Steps’ particular traditionalism is almost certainly down to manager Pete Waterman. When the band aerobicise their way through “Tragedy” or cover “Better The Devil You Know”, you get the feeling Waterman’s staking his own claim to pop influence – the Kylie song was one of his, and the NRG bounce he worked in the early 80s has left its mark on the way pop bands approach their cover versions. So Steps are his answer, if you like, to the new machine-pop the Spice Girls started off – proof that an old operator can still crank out the hits, and a reminder of how pop used to be, all four-four beats and chiming cod-classical keyboards.

I’ve not often read critics praising Waterman or Steps for their pop classicism, the way Ryan Adams gets respect for being respectful. This isn’t because Steps were bad at it – “One For Sorrow”, “”Better Best Forgotten”, “It’s The Way You Make Me Feel”, and several other hits here are absolute belters – but I’d guess because people don’t think it matters. Chartpop lovers and haters alike often see the music as ephemeral and disposable, so the idea of a pop tradition is either a hindrance or a nonsense.

But it matters to me. Since I made the Gold connection I’ve been able to pinpoint why I’ve never got too upset when people have sneered at Steps – their borrowings are never cheeky, never unexpected, they simply press my buttons in an order I know I like. You could call that craftsmanship, or you could call it boring. The first thing I think of when I think of Steps – the key memory I have of them – is H in shiny blue, a smirking pop pierrot, taking his irritating wackiness and suddenly twisting it into creepiness. That was the one time they surprised me, and it was in a video (“Deeper Shade Of Blue”).

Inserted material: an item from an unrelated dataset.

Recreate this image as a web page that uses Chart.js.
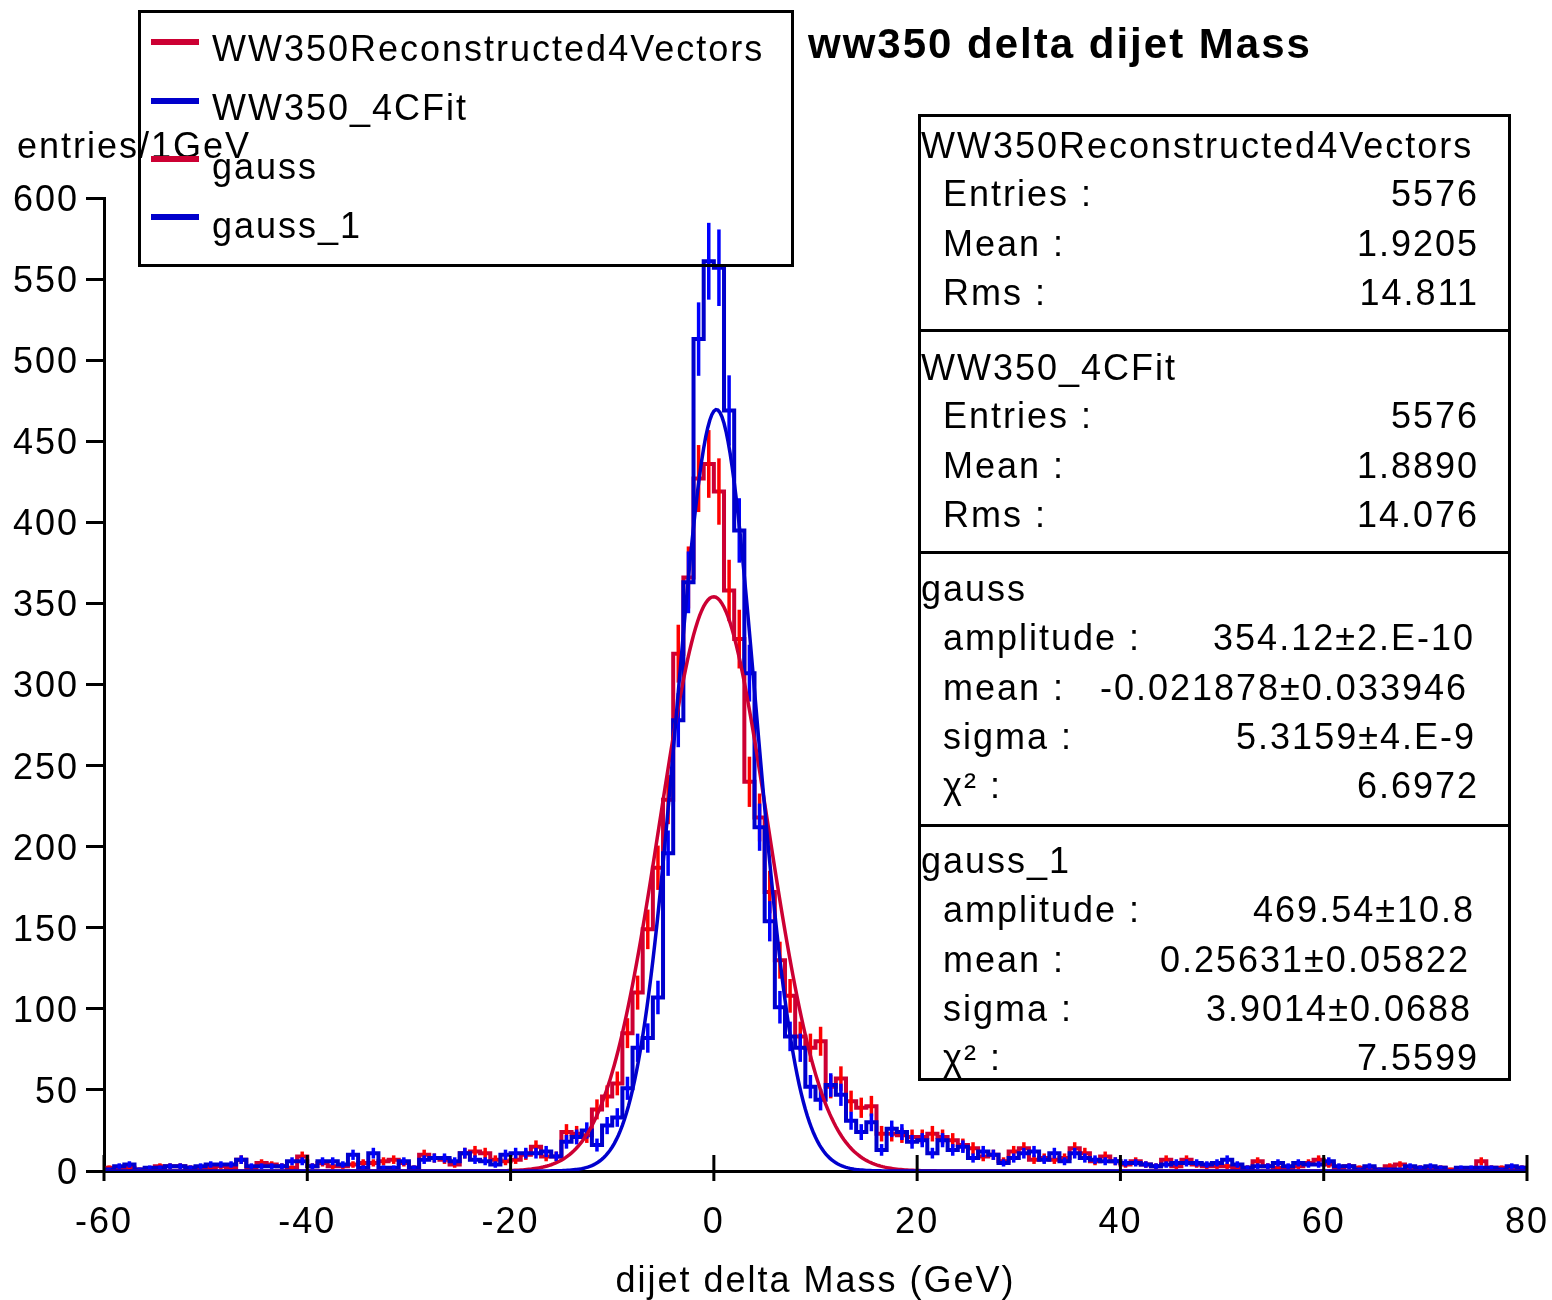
<!DOCTYPE html>
<html>
<head>
<meta charset="utf-8">
<title>ww350 delta dijet Mass</title>
<script src="https://cdn.jsdelivr.net/npm/chart.js@4.4.1/dist/chart.umd.min.js"></script>
<style>
  html, body { margin: 0; padding: 0; background: #fff; }
  #wrap { position: relative; width: 1552px; height: 1300px; overflow: hidden;
          font-family: "Liberation Sans", Arial, Helvetica, sans-serif; letter-spacing: 2px; color: #000; }
  #c { position: absolute; left: 0; top: 0; }
  .t { position: absolute; white-space: nowrap; font-size: 36px; line-height: 36px; }
  .title { position: absolute; white-space: nowrap; font-size: 42px; line-height: 42px; font-weight: bold; }
  .box { position: absolute; box-sizing: border-box; border: 3px solid #000; }
  .rule { position: absolute; height: 3px; background: #000; }
  .swatch { position: absolute; width: 48px; height: 6px; }
</style>
</head>
<body>
<div id="wrap">
  <canvas id="c" width="1552" height="1300"></canvas>
</div>
<script>
// Histogram binning: 1 GeV bins from -60 to 80 GeV
const BIN_LOW = -60;
const BIN_HIGH = 80;
const BIN_WIDTH = 1;

// Entries per bin, first value is the bin [-60,-59)
const recoCounts = [
  2, 2, 2, 1, 1, 3, 3, 3, 2, 2,
  2, 3, 2, 7, 2, 5, 4, 3, 2, 9,
  3, 5, 3, 3, 4, 5, 5, 6, 7, 5,
  2, 10, 8, 7, 4, 11, 12, 11, 7, 6,
  7, 10, 15, 9, 9, 24, 23, 22, 38, 46,
  54, 85, 110, 149, 187, 229, 319, 366, 427, 436,
  419, 358, 328, 240, 218, 172, 130, 108, 83, 76,
  80, 52, 57, 43, 39, 40, 23, 23, 22, 21,
  21, 23, 21, 19, 16, 14, 9, 10, 6, 12,
  14, 7, 8, 7, 8, 14, 11, 6, 9, 6,
  4, 6, 4, 3, 7, 3, 7, 4, 3, 3,
  3, 2, 2, 6, 3, 2, 2, 3, 5, 7,
  4, 2, 3, 2, 2, 1, 3, 4, 2, 2,
  2, 2, 1, 1, 1, 6, 2, 2, 2, 2
];
const fitCounts = [
  1, 3, 4, 1, 2, 2, 3, 3, 2, 3,
  4, 4, 4, 7, 3, 3, 3, 3, 6, 6,
  3, 6, 6, 4, 10, 2, 11, 2, 2, 6,
  2, 7, 8, 8, 6, 11, 7, 6, 4, 10,
  11, 11, 11, 12, 9, 18, 21, 25, 16, 28,
  33, 51, 76, 82, 107, 196, 278, 363, 513, 561,
  557, 469, 395, 307, 212, 154, 101, 83, 76, 52,
  44, 53, 47, 31, 24, 30, 13, 26, 24, 18,
  19, 11, 19, 13, 15, 8, 12, 10, 5, 8,
  11, 12, 7, 11, 6, 11, 8, 7, 6, 6,
  5, 5, 4, 3, 4, 5, 5, 5, 4, 5,
  7, 4, 2, 3, 3, 5, 3, 5, 4, 4,
  6, 3, 3, 1, 3, 1, 1, 1, 3, 2,
  3, 2, 0, 2, 2, 2, 2, 1, 3, 2
];

// Gaussian fit parameters
const fitNames = ['gauss', 'gauss_1'];
const fitAmplitude = [354.12, 469.54];
const fitMean = [-0.021878, 0.25631];
const fitSigma = [5.3159, 3.9014];
const fitAmplitudeText = ['354.12\u00b12.E-10', '469.54\u00b110.8'];
const fitMeanText = ['-0.021878\u00b10.033946', '0.25631\u00b10.05822'];
const fitSigmaText = ['5.3159\u00b14.E-9', '3.9014\u00b10.0688'];
const fitChi2Text = ['6.6972', '7.5599'];

// Histogram summaries
const histNames = ['WW350Reconstructed4Vectors', 'WW350_4CFit'];
const histEntries = ['5576', '5576'];
const histMean = ['1.9205', '1.8890'];
const histRms = ['14.811', '14.076'];

// Axis ticks
const xTicks = [-60, -40, -20, 0, 20, 40, 60, 80];
const yTicks = [0, 50, 100, 150, 200, 250, 300, 350, 400, 450, 500, 550, 600];

const RED_LINE = '#cc0033';
const RED_ERR = '#ff0000';
const BLUE_LINE = '#0000cc';
const BLUE_ERR = '#0000ff';
const FONT = '"Liberation Sans", Arial, Helvetica, sans-serif';

// Step outline: one point at each bin's low edge, plus the closing edge
function stepPoints(counts) {
  const pts = counts.map((n, i) => ({ x: BIN_LOW + i * BIN_WIDTH, y: n }));
  pts.push({ x: BIN_HIGH, y: counts[counts.length - 1] });
  return pts;
}

function gaussCurve(k) {
  const pts = [];
  for (let x = BIN_LOW; x <= BIN_HIGH + 1e-9; x += 0.2) {
    const z = (x - fitMean[k]) / fitSigma[k];
    pts.push({ x: x, y: fitAmplitude[k] * Math.exp(-0.5 * z * z) });
  }
  return pts;
}

// Poisson error bars at bin centres, drawn right after their histogram
const errorBars = {
  id: 'errorBars',
  afterDatasetDraw(chart, args) {
    const ds = chart.data.datasets[args.index];
    if (!ds.counts) return;
    const xs = chart.scales.x, ys = chart.scales.y, ctx = chart.ctx;
    ctx.save();
    ctx.strokeStyle = ds.errorColor;
    ctx.lineWidth = 3.5;
    ds.counts.forEach((n, i) => {
      if (n <= 0) return;
      const e = Math.sqrt(n);
      const px = xs.getPixelForValue(BIN_LOW + (i + 0.5) * BIN_WIDTH);
      ctx.beginPath();
      ctx.moveTo(px, ys.getPixelForValue(n + e));
      ctx.lineTo(px, ys.getPixelForValue(Math.max(0, n - e)));
      ctx.stroke();
    });
    ctx.restore();
  }
};

// Tick marks that straddle the x axis line
const xTickMarks = {
  id: 'xTickMarks',
  afterDraw(chart) {
    const s = chart.scales.x, ctx = chart.ctx;
    ctx.save();
    ctx.strokeStyle = '#000';
    ctx.lineWidth = 3;
    s.ticks.forEach(t => {
      const px = s.getPixelForValue(t.value);
      ctx.beginPath();
      ctx.moveTo(px, s.top - 16);
      ctx.lineTo(px, s.top + 10);
      ctx.stroke();
    });
    ctx.restore();
  }
};

const spacing = {
  id: 'spacing',
  beforeLayout(chart) { chart.ctx.letterSpacing = '2px'; },
  beforeDraw(chart) { chart.ctx.letterSpacing = '2px'; }
};

new Chart(document.getElementById('c'), {
  type: 'line',
  data: {
    datasets: [
      { label: fitNames[1], data: gaussCurve(1), borderColor: BLUE_LINE, borderWidth: 3.5, pointRadius: 0, tension: 0, fill: false },
      { label: fitNames[0], data: gaussCurve(0), borderColor: RED_LINE, borderWidth: 3.5, pointRadius: 0, tension: 0, fill: false },
      { label: histNames[1], data: stepPoints(fitCounts), counts: fitCounts, errorColor: BLUE_ERR,
        borderColor: BLUE_LINE, borderWidth: 4, stepped: true, pointRadius: 0, fill: false },
      { label: histNames[0], data: stepPoints(recoCounts), counts: recoCounts, errorColor: RED_ERR,
        borderColor: RED_LINE, borderWidth: 4, stepped: true, pointRadius: 0, fill: false }
    ]
  },
  options: {
    responsive: false,
    animation: false,
    devicePixelRatio: 1,
    layout: { padding: { top: 198, right: 0, left: 0, bottom: 0 } },
    plugins: { legend: { display: false }, tooltip: { enabled: false }, title: { display: false } },
    scales: {
      x: {
        type: 'linear', min: BIN_LOW, max: BIN_HIGH,
        afterBuildTicks: s => { s.ticks = xTicks.map(v => ({ value: v })); },
        ticks: { font: { family: FONT, size: 36 }, color: '#000', padding: 30, maxRotation: 0, autoSkip: false },
        grid: { display: true, drawOnChartArea: false, drawTicks: false },
        border: { color: '#000', width: 3 },
        title: { display: true, text: 'dijet delta Mass (GeV)', color: '#000',
                 font: { family: FONT, size: 36 }, padding: { top: 0, bottom: -4 } },
        afterFit: s => { s.height = 129; s.paddingLeft = 0; s.paddingRight = 25; }
      },
      y: {
        type: 'linear', min: 0, max: 600,
        afterBuildTicks: s => { s.ticks = yTicks.map(v => ({ value: v })); },
        ticks: { font: { family: FONT, size: 36 }, color: '#000', padding: 7, labelOffset: 3 },
        grid: { display: true, drawOnChartArea: false, drawTicks: true, tickLength: 18, tickWidth: 3, tickColor: '#000' },
        border: { color: '#000', width: 3 },
        afterFit: s => { s.width = 104; s.paddingTop = 0; s.paddingBottom = 0; }
      }
    }
  },
  plugins: [spacing, errorBars, xTickMarks]
});

// Text overlays: title, axis caption, legend and statistics boxes
const wrap = document.getElementById('wrap');
function add(cls, text, style) {
  const d = document.createElement('div');
  d.className = cls;
  if (text) d.textContent = text;
  Object.assign(d.style, style);
  wrap.appendChild(d);
  return d;
}
// baseline -> top for 36px text with 36px line height
const top36 = b => (b - 30.5) + 'px';

add('title', 'ww350 delta dijet Mass', { left: '808px', top: (59 - 35.6) + 'px' });
add('t', 'entries/1GeV', { left: '17px', top: top36(158) });

// Legend
add('box', '', { left: '138px', top: '10px', width: '656px', height: '257px' });
const legendLabels = [histNames[0], histNames[1], fitNames[0], fitNames[1]];
const legendColors = [RED_LINE, BLUE_LINE, RED_LINE, BLUE_LINE];
const legendBaselines = [61, 120, 179, 238];
const legendSwatchY = [39, 98, 156, 214];
legendLabels.forEach((txt, i) => {
  add('swatch', '', { left: '151px', top: legendSwatchY[i] + 'px', background: legendColors[i] });
  add('t', txt, { left: '212px', top: top36(legendBaselines[i]) });
});

// Statistics box
add('box', '', { left: '918px', top: '114px', width: '593px', height: '967px' });
[329, 551, 824].forEach(y => add('rule', '', { left: '918px', top: y + 'px', width: '593px' }));

function statRow(label, value, baseline, rightEdge) {
  add('t', label, { left: '943px', top: top36(baseline) });
  add('t', value, { right: (1552 - rightEdge) + 'px', top: top36(baseline) });
}
const histHeaderBase = [158, 380];
histNames.forEach((name, k) => {
  const b = histHeaderBase[k];
  add('t', name, { left: '921px', top: top36(b) });
  statRow('Entries :', histEntries[k], b + 48, 1479);
  statRow('Mean :', histMean[k], b + 98, 1479);
  statRow('Rms :', histRms[k], b + 147, 1479);
});
const fitHeaderBase = [601, 873];
const fitRight = [[1475, 1468, 1476, 1479], [1475, 1470, 1472, 1479]];
fitNames.forEach((name, k) => {
  const b = fitHeaderBase[k];
  add('t', name, { left: '921px', top: top36(b) });
  statRow('amplitude :', fitAmplitudeText[k], b + 49, fitRight[k][0]);
  statRow('mean :', fitMeanText[k], b + 99, fitRight[k][1]);
  statRow('sigma :', fitSigmaText[k], b + 148, fitRight[k][2]);
  statRow('\u03c7\u00b2 :', fitChi2Text[k], b + 197, fitRight[k][3]);
});
</script>
</body>
</html>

Still, though, I like Steps’ Gold and – far as I know – I don’t like Ryan’s Gold. Why not? The similarities between these records expose my stock answer – blah blah unoriginal blah blah homage blah blah corpse-fucking blah – as the partial dodge it is. Like a lot of people I reach for theories and moral high grounds to justify some very plain preferences. The fact is, I like histrionic piano breaks and corny melodic swoops, and I don’t like rough-edged voices and rhythm guitars. I can invoke the shock of the new when I’m talking about the pop music I adore, sure, but the stuff I just enjoy needn’t have any theoretical redeeming features.

I’m sure there are plenty of people who cling to principle to justify liking Ryan Adams and hating Steps. I’m equally sure that just like me if you put their preferences under the microscope they’d end up having to admit that they just, you know, like the sounds more. And the lesson of this is? That Steps were good but not great? That Ryan Adams isn’t the Antichrist? That it’s more fun to admit to and run with your prejudices than get bogged down trying to justify them? Yes, that seems about right. It’s even more fun, though, to outwit your own prejudices entirely – if Pete Waterman had managed that then maybe Steps’ Gold would have been more than agreeable variations on pleasant themes.

1Not counting Westlife and Will Young, whose devilish mission is essentially to dismantle the entire last fifty years of pop.